Michael Gove, has claimed the Leveson Inquiry into press standards is creating a "chilling atmosphere" towards freedom of expression.
The Guardian reports that in a speech to journalists at Westminster yesterday, the education secretary echoed the concerns of senior figures at News International about the impact of the inquiry.
Edinburgh-born Gove, who began his career on the Press and Journal and worked for STV and the BBC before joining The Times where he rose to assistant editor, told the parliamentary press gallery: "I want to concentrate on the big picture and the big picture is that there is a chilling atmosphere towards freedom of expression which emanates from the debate around Leveson.
"I think there are laws already in place which we should respect and principles already in place that we should uphold which are central to making sure that this country remains free."
Gove, reported The Guardian, acknowledged that some journalists had broken the law. But he said laws were already in place to deal with "rogue" reporters.

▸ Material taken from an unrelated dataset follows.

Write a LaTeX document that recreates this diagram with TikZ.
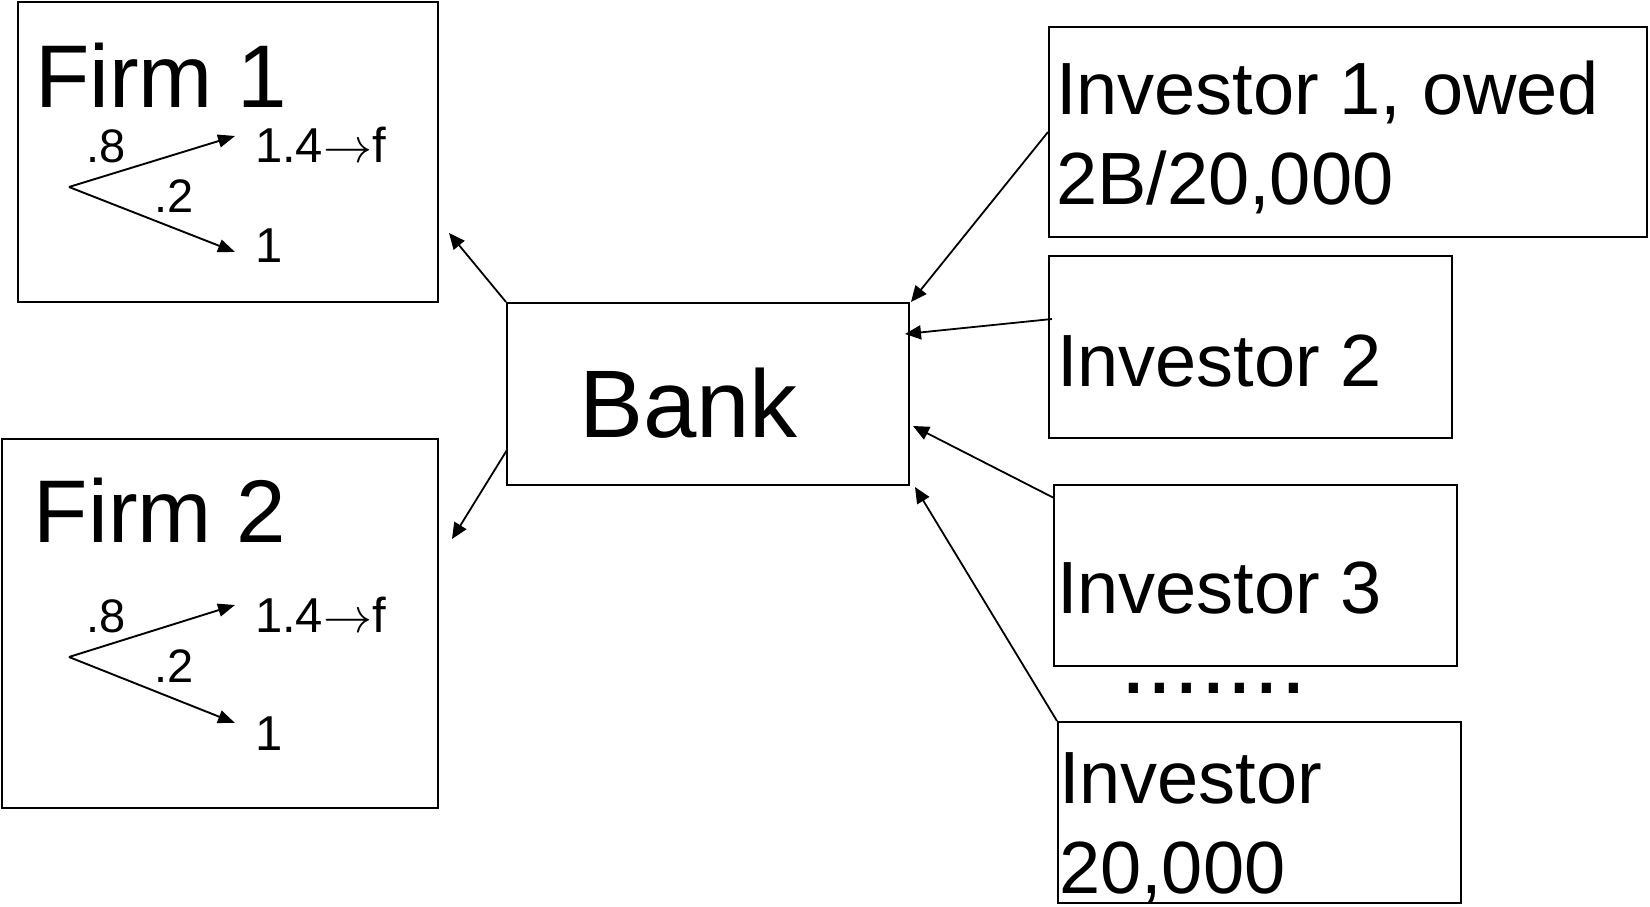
\documentclass[tikz,border=0pt]{standalone}
\usepackage{graphicx}
\usepackage{fontspec}
\setmainfont{Liberation Sans}
\usetikzlibrary{arrows.meta}
\newcommand{\bigarrow}{\scalebox{4.9}{\fontsize{10}{12}\selectfont$\rightarrow$}}
\begin{document}
\begin{tikzpicture}[x=1pt,y=-1pt,
  box/.style={draw, line width=2pt, inner sep=0pt, rectangle},
  txt/.style={anchor=base west, inner sep=0pt, outer sep=0pt},
  big/.style={txt, font=\fontsize{89}{100}\selectfont},
  bank/.style={txt, font=\fontsize{96}{110}\selectfont},
  inv/.style={txt, font=\fontsize{74}{89}\selectfont},
  lab/.style={txt, font=\fontsize{47}{56}\selectfont},
  val/.style={txt, font=\fontsize{49}{58}\selectfont},
  conn/.style={line width=1.8pt, -{Triangle[length=16pt,width=14pt]}},
  tree/.style={line width=1.9pt, -{Triangle[length=17pt,width=13pt]}}
]
\useasboundingbox (0,0) rectangle (1650,907);
% boxes
\node[box, minimum width=420pt, minimum height=300pt] (firm1) at (228,152) {};
\node[box, minimum width=436pt, minimum height=369pt] (firm2) at (220,623.5) {};
\node[box, minimum width=402pt, minimum height=182pt] (bank) at (708,394) {};
\node[box, minimum width=598pt, minimum height=210pt] (inv1) at (1348,132) {};
\node[box, minimum width=403pt, minimum height=182pt] (inv2) at (1250.5,347) {};
\node[box, minimum width=403pt, minimum height=181pt] (inv3) at (1255.5,575.5) {};
\node[box, minimum width=403pt, minimum height=181pt] (inv4) at (1259.5,812.5) {};
% texts
\node[big] (t-f1) at (35,107) {Firm 1};
\node[big] (t-f2) at (34,542) {Firm 2};
\node[bank] (t-bank) at (579,437) {Bank};
\node[inv] (t-i1a) at (1056,114) {Investor 1, owed};
\node[inv] (t-i1b) at (1056,204) {2B/20,000};
\node[inv] (t-i2) at (1057,386) {Investor 2};
\node[inv] (t-i3) at (1057,613) {Investor 3};
\node[inv] (t-i4a) at (1059,803) {Investor};
\node[inv] (t-i4b) at (1059,893) {20,000};
\node[txt, font=\fontsize{96}{106}\selectfont] (dots) at (1120,693) {\smash{.......}};
% firm 1 tree
\coordinate (r1) at (69,187);
\coordinate (r1a) at (235,136);
\coordinate (r1b) at (235,252);
\draw[tree] (r1) -- (r1a);
\draw[tree] (r1) -- (r1b);
\node[lab] (p1a) at (86,162) {.8};
\node[lab] (p1b) at (154,212) {.2};
\node[val] (v1a) at (255,162) {1.4\bigarrow f};
\node[val] (v1b) at (255,262) {1};
% firm 2 tree
\coordinate (r2) at (69,657);
\coordinate (r2a) at (235,605);
\coordinate (r2b) at (235,723);
\draw[tree] (r2) -- (r2a);
\draw[tree] (r2) -- (r2b);
\node[lab] (p2a) at (86,632) {.8};
\node[lab] (p2b) at (154,682) {.2};
\node[val] (v2a) at (255,632) {1.4\bigarrow f};
\node[val] (v2b) at (255,750) {1};
% connectors
\coordinate (e-f1) at (449,233);
\coordinate (e-f2) at (452,539);
\coordinate (s-f2) at (507,450);
\draw[conn] (bank.north west) -- (e-f1);
\draw[conn] (s-f2) -- (e-f2);
\coordinate (e-i1) at (911,302);
\coordinate (e-i2) at (905,334);
\coordinate (e-i3) at (913,426);
\coordinate (e-i4) at (915,487);
\coordinate (s-i2) at (1052,319);
\coordinate (s-i3) at (1054,498);
\draw[conn] (inv1.west) -- (e-i1);
\draw[conn] (s-i2) -- (e-i2);
\draw[conn] (s-i3) -- (e-i3);
\draw[conn] (inv4.north west) -- (e-i4);
\end{tikzpicture}
\end{document}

"It is undoubtedly the case that there were serious crimes which were committed, but we know that these crimes were serious because they broke – if the allegations are proved – the already existing criminal law.
Gove added that the Leveson inquiry posed a danger of judges and other elements of the establishment acting as arbiters on press freedom.
"There is a danger at the moment that what we may see are judges, celebrities and the establishment – all of whom have an interest in taking over from the press as arbiters of what the free press should be – imposing either soft or hard regulation on what should be the maximum of freedom of expression and the maximum of freedom of speech.
"Politicians should recognise that we have nothing to gain and everything to lose from fettering the press, which has helped keep us honest in the past and ensured that the standards of debate are higher in this country than in other jurisdictions."
Gove, who is known to be much admired by News Corporation chairman, Rupert Murdoch, praised Murdoch's decision to replace the News of the World with a Sunday edition of the Sun at a difficult time for the press as sales decline.
He pointed out: "That is why whenever anyone sets up a new newspaper – as Rupert Murdoch has with the Sun on Sunday – they should be applauded and not criticised, and why journalists should be more assertive in making the case for press freedom.”